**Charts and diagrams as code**
↓

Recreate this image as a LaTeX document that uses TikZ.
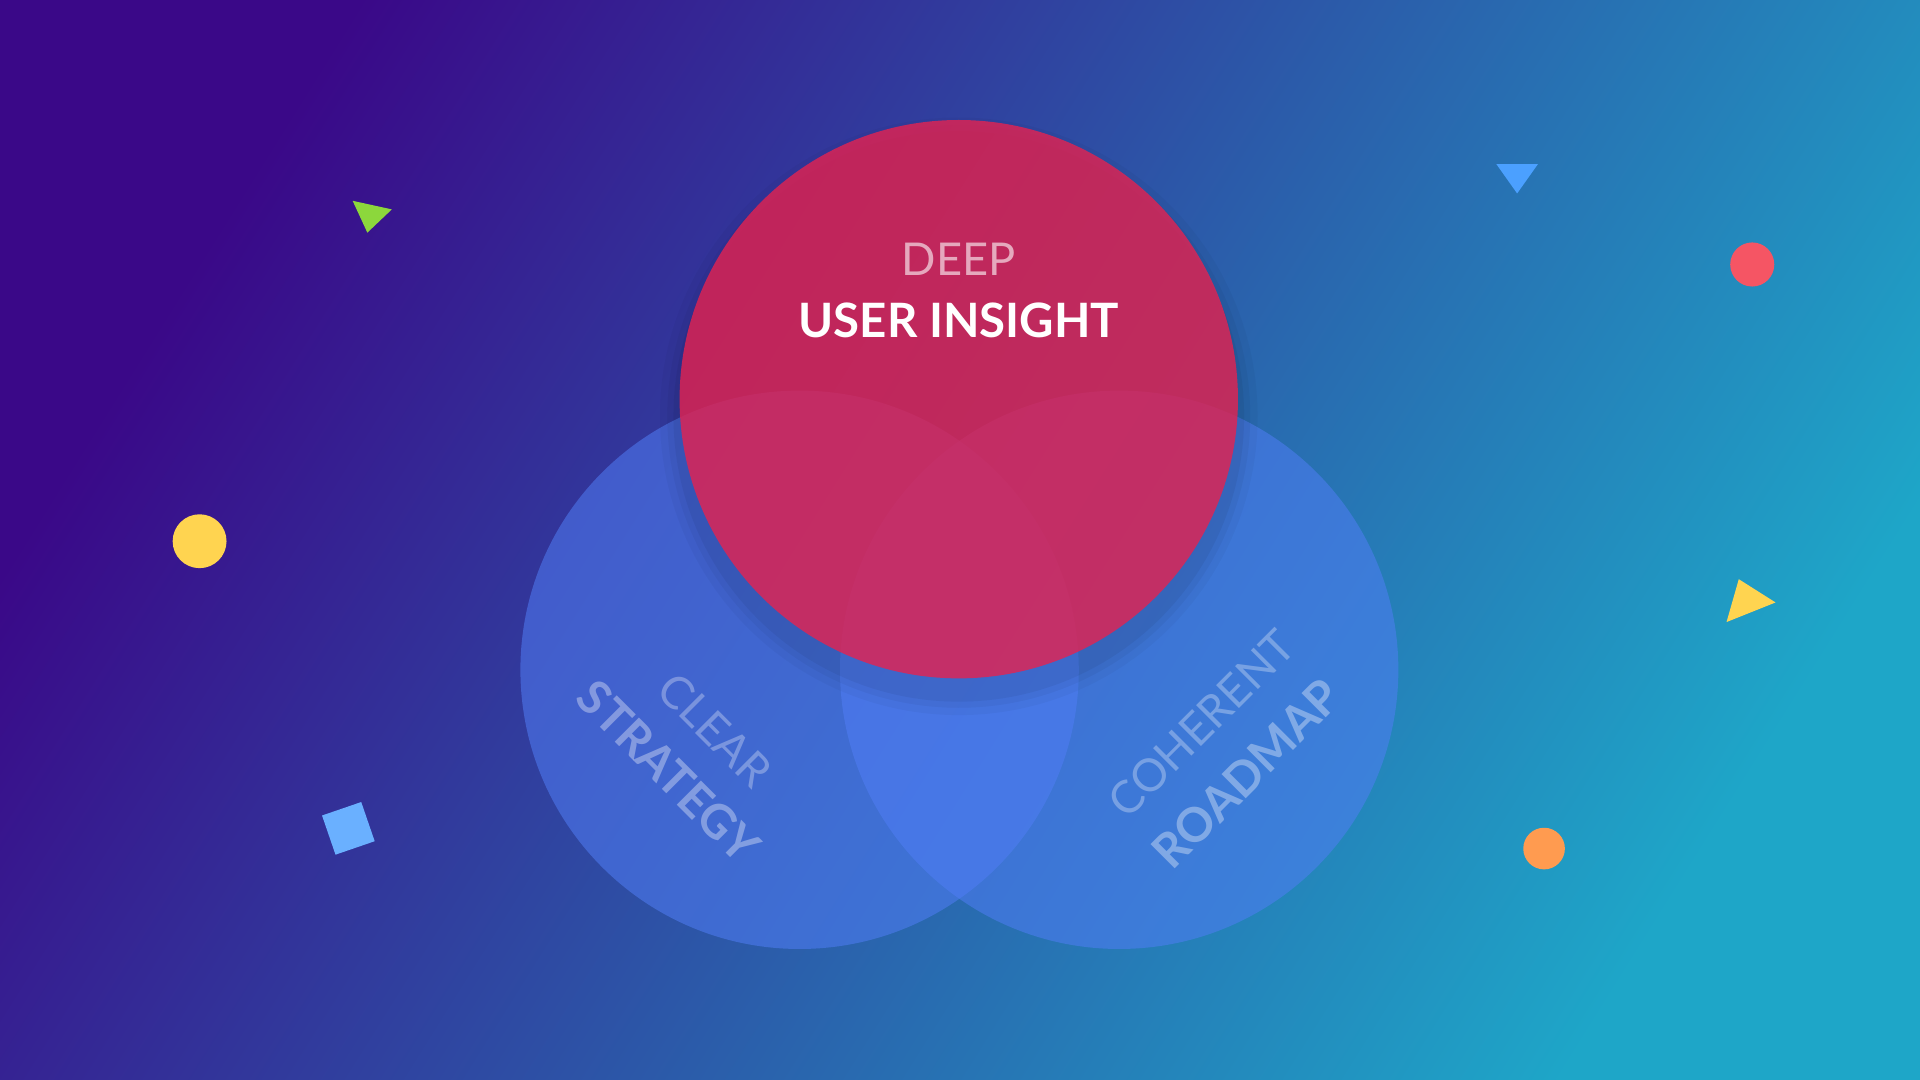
\documentclass[tikz,border=0pt]{standalone}
\usepackage{fontspec}
\setmainfont{Lato}
\usetikzlibrary{shadings}
\begin{document}
\begin{tikzpicture}[x=0.01cm,y=-0.01cm,
  lbl/.style={font=\fontsize{10.5}{12}\selectfont, text=white},
  blbl/.style={font=\bfseries\fontsize{11}{12}\selectfont, text=white}]
\definecolor{c1}{HTML}{3A0888}\definecolor{cm}{HTML}{4540E2}
\definecolor{c4}{HTML}{1EA6C8}
\useasboundingbox (0,0) rectangle (1568,882);
\shade[top color=c1,middle color=cm,bottom color=c4,shading angle=58] (0,0) rectangle (1568,882);
% blue circles
\fill[color={rgb,255:red,80;green,125;blue,245},opacity=0.55] (653,547) circle (228);
\fill[color={rgb,255:red,80;green,125;blue,245},opacity=0.55] (914,547) circle (228);
% soft shadow
\foreach \r/\o in {244/0.03,238/0.04,233/0.05}{\fill[black,opacity=\o] (783,340) circle (\r);}
% red
\fill[color={rgb,255:red,230;green,34;blue,80},opacity=0.8] (783,326) circle (228);
\node[lbl,text opacity=0.6] (deep) at (783,212) {DEEP};
\node[blbl] (ui) at (783,262) {USER INSIGHT};
\node[lbl,rotate=-45,text=white,text opacity=0.3] (clear) at (584,596) {CLEAR};
\node[blbl,rotate=-45,text=white,text opacity=0.35] (strat) at (546,630) {STRATEGY};
\node[lbl,rotate=45,text=white,text opacity=0.3] (coh) at (981,591) {COHERENT};
\node[blbl,rotate=45,text=white,text opacity=0.35] (road) at (1018,632) {ROADMAP};
% decorations
\fill[color={rgb,255:red,140;green,215;blue,60}] (288,164) -- (320,171) -- (300,190) -- cycle;
\fill[color={rgb,255:red,75;green,160;blue,255}] (1222,134) -- (1256,134) -- (1239,158) -- cycle;
\fill[color={rgb,255:red,245;green,85;blue,100}] (1431,216) circle (18);
\fill[color={rgb,255:red,255;green,212;blue,80}] (163,442) circle (22);
\fill[color={rgb,255:red,255;green,212;blue,80}] (1420,473) -- (1450,492) -- (1410,508) -- cycle;
\fill[color={rgb,255:red,255;green,155;blue,80}] (1261,693) circle (17);
\fill[color={rgb,255:red,106;green,176;blue,255}] (263,666) -- (295,655) -- (306,687) -- (274,698) -- cycle;
\end{tikzpicture}
\end{document}
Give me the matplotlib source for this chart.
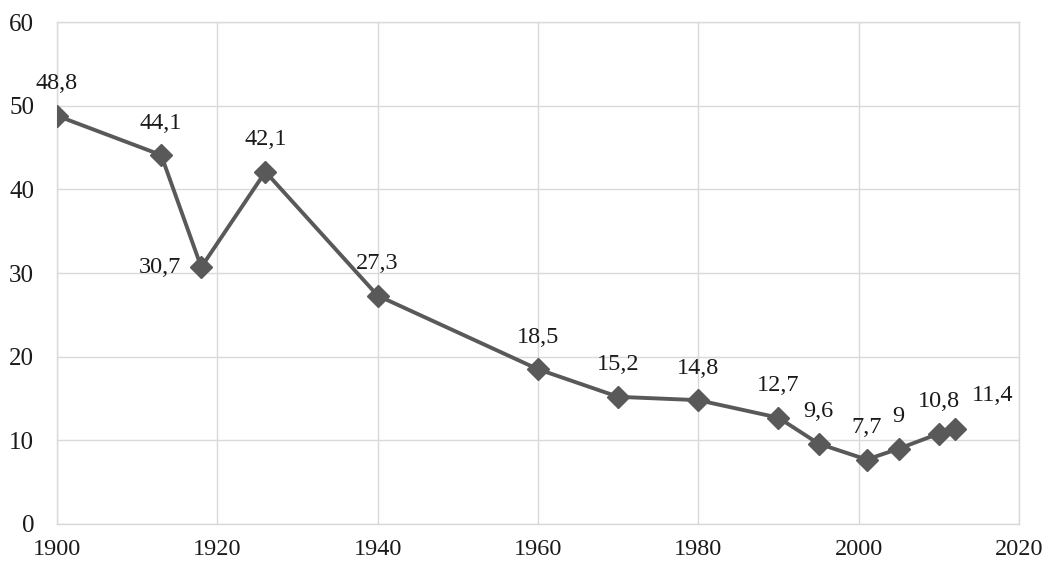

↑

**Exercise details**
In the records above, find the lines containing "this" and copy them.

**Final answer**
Recreate this image as a LaTeX document that uses TikZ.
Give me the matplotlib source for this chart.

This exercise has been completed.